Toward Human-Aligned Luminance Measurement for Large-Format LED Displays
Xi Mou, Xiaopeng Peng, Tongsheng Mou
TL;DR
This work addresses the gap between conventional luminance measurement and human perceptual experience for large-format direct-view LED displays. It introduces a 2D imaging luminance meter that mirrors the eye’s photopic response, entrance pupil, and foveal angular resolution ($$1/120$$ degree) to quantify perceived pixel luminance across viewing distances and angles. A perception-based luminance metric is developed, along with an optimized optical design that minimizes stray-light effects, reducing measurement error from around $$7\%$$ to $$2\%$$. The study demonstrates that perceptual luminance depends on viewing distance and angular sampling, proposing a foveal-aligned standard for pixel luminance evaluation to improve visual comfort and guide standardization for large-format LED systems.
Abstract
Direct-view LED displays are widely adopted in large-format applications due to their high luminance and reliability.
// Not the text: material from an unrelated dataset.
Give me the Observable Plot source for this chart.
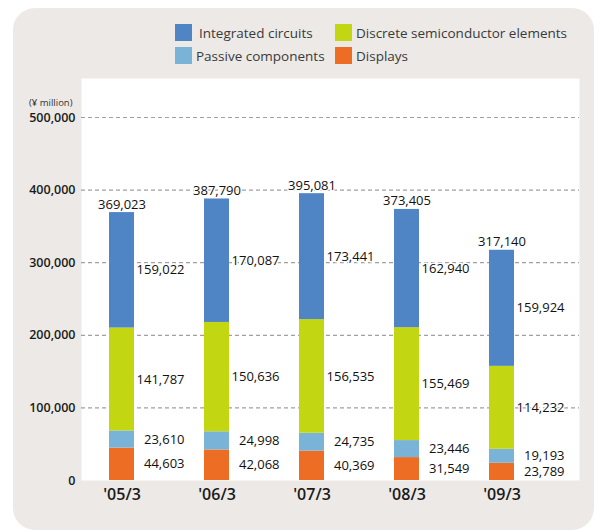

However, visual comfort and accurate performance evaluation remain challenging due to the complex interaction between pixel luminance, human visual perception, and measurement artifacts. In this work, we introduce a novel 2D imaging luminance meter that replicates key optical parameters of the human eye, including entrance pupil size and angular resolution, to assess perceived pixel luminance. We report comprehensive measurements across various visual field angles and distances and establish a refined luminance metric that aligns with foveal vision standards (1/120 degree). Furthermore, a new method to quantify and mitigate stray light effects significantly improves measurement precision by reducing luminance overestimation from 7\% to 2\%. Our findings provide a foundation for optimizing LED display design for perceptual comfort and advancing standardization in pixel luminance evaluation.